ALNASSERI: Right. Well, it seems to me–I’m just speculating here–it seems to me that Kobani is a trap, a trap for Kurdish fighter, and because Kobani is governed by the local Kurdish population in northeastern Syria, who created an autonomous region, governed democratically, and a very progressive form of goverments, including Kurds and Arabs and non-Arabs in this region, and carried by mostly popular classes, peasant and worker. So these forces are a problem not only for Turkey, because it accused them for harboring PKK, which they term a terrorist organization, but also for the, especially, Iraqi Kurds in western Kurdistan and al-Barzanis and al-Zebaris, who are basically landlords. So they don’t want such a democratic, grassroot type of governance in Kurdistan-Syria to emerge, because it’s a real threat to their position in Kurdistan-Iraq. So they are collaborating with Turkey in de facto destroying the autonomous region in Kurdistan-Syria and help secure the position of al-Barzani in Erbil, Iraq, and for Turkey to utilize this situation to open a corridor and then create a buffer zone in northern Syria. That’s why Turkey was insisting that people join the so-called coalition of the willings only if it is to have a buffer zone in Syria, and was insisting that–Prime Minister Davutoğlu was saying two days ago, no Kurds should be in charge in Kobani, but only the so-called Free Syrian Army, an ally of Turkey and Syria.

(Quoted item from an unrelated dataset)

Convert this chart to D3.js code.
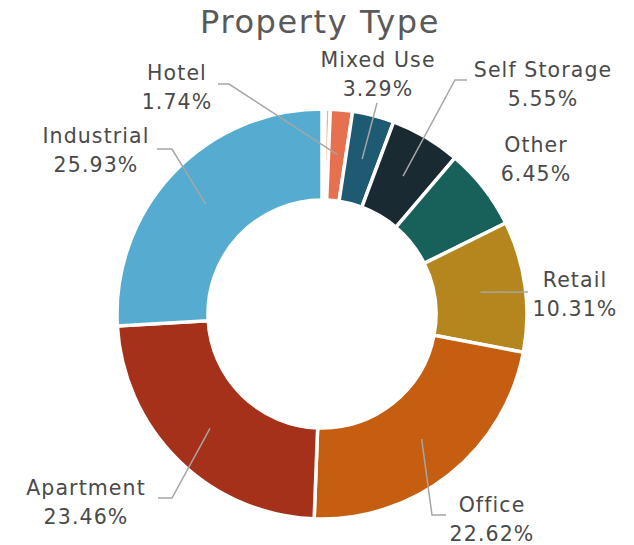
<!DOCTYPE html>
<html>
<head>
<meta charset="utf-8">
<script src="https://cdn.jsdelivr.net/npm/d3@7"></script>
<style>
  html, body { margin: 0; padding: 0; background: #ffffff; }
  svg { display: block; }
  text { font-family: "DejaVu Sans", sans-serif; }
</style>
</head>
<body>
<svg id="chart" width="634" height="545"></svg>
<script>
// Property type shares (percent of total), clockwise from 12 o'clock
const categories = ["", "", "Hotel", "Mixed Use", "Self Storage", "Other", "Retail", "Office", "Apartment", "Industrial"];
const shares     = [0.25, 0.40, 1.74, 3.29, 5.55, 6.45, 10.31, 22.62, 23.46, 25.93];
const colors     = ["#ffffff", "#f4b183", "#e7704f", "#1e5a72", "#1a2a33", "#17615a", "#b5861d", "#c55e10", "#a5311a", "#55acd0"];
const shareLabels = ["", "", "1.74%", "3.29%", "5.55%", "6.45%", "10.31%", "22.62%", "23.46%", "25.93%"];

// Label placement relative to the chart centre: text centre x, first baseline y,
// and leader-line start / elbow points (null when no leader is drawn)
const labelLayout = [
  null,
  null,
  { x: -145, y: -234, start: [-104, -230], elbow: [-93, -230] },
  { x: 56,   y: -247, start: [55, -211],   elbow: [55, -211] },
  { x: 221,  y: -237, start: [145, -234],  elbow: [133, -234] },
  { x: 214,  y: -162, start: null,         elbow: null },
  { x: 253,  y: -27,  start: [206, -22],   elbow: [206, -22] },
  { x: 170,  y: 198,  start: [124, 201],   elbow: [110, 201] },
  { x: -236, y: 181,  start: [-164, 184],  elbow: [-150, 184] },
  { x: -226, y: -171, start: [-165, -165], elbow: [-150, -165] }
];

const cx = 322, cy = 314;
const outerR = 205, innerR = 114, anchorR = 160;

const svg = d3.select("#chart");

svg.append("text")
  .attr("x", 320).attr("y", 33)
  .attr("text-anchor", "middle")
  .attr("font-size", 32)
  .attr("letter-spacing", 1.6)
  .attr("fill", "#595959")
  .text("Property Type");

const data = categories.map((c, i) => ({ name: c, value: shares[i], color: colors[i], label: shareLabels[i], layout: labelLayout[i] }));

const pie = d3.pie().sort(null).value(d => d.value).startAngle(0).endAngle(2 * Math.PI);
const arc = d3.arc().innerRadius(innerR).outerRadius(outerR);
const anchorArc = d3.arc().innerRadius(anchorR).outerRadius(anchorR);

const g = svg.append("g").attr("transform", `translate(${cx},${cy})`);
const arcs = pie(data);

g.selectAll("path.slice")
  .data(arcs)
  .join("path")
  .attr("class", "slice")
  .attr("d", arc)
  .attr("fill", d => d.data.color)
  .attr("stroke", "#ffffff")
  .attr("stroke-width", 3.5)
  .attr("stroke-linejoin", "miter");

// Leader lines
const labelled = arcs.filter(d => d.data.layout);
g.selectAll("path.leader")
  .data(labelled.filter(d => d.data.layout.start))
  .join("path")
  .attr("class", "leader")
  .attr("fill", "none")
  .attr("stroke", "#a6a6a6")
  .attr("stroke-width", 1.5)
  .attr("d", d => {
    const L = d.data.layout;
    const c = anchorArc.centroid(d);
    return d3.line()([L.start, L.elbow, c]);
  });

// Category and share labels
const lbl = g.selectAll("text.lbl")
  .data(labelled)
  .join("text")
  .attr("class", "lbl")
  .attr("text-anchor", "middle")
  .attr("font-size", 20.5)
  .attr("letter-spacing", 1.1)
  .attr("fill", "#4a4a4a");
lbl.append("tspan")
  .attr("x", d => d.data.layout.x)
  .attr("y", d => d.data.layout.y)
  .text(d => d.data.name);
lbl.append("tspan")
  .attr("x", d => d.data.layout.x)
  .attr("y", d => d.data.layout.y + 29)
  .text(d => d.data.label);
</script>
</body>
</html>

So you can see here there’s a collaboration between some Iraqi Kurds and al-Barzani and Zebari with Turkey against their brothers and sister in Kurdistan-Syria to dismantle their self-governments and make sure that Turkey and the Free Syrian Army has everything to say in this region bordering to Turkey, rather than the YPGs and the PKK.
PERIES: Sabah, thank you so much for joining us.
ALNASSERI: Good to be with you. Thank you for having me.
PERIES: And thank you for joining us on The Real News Network.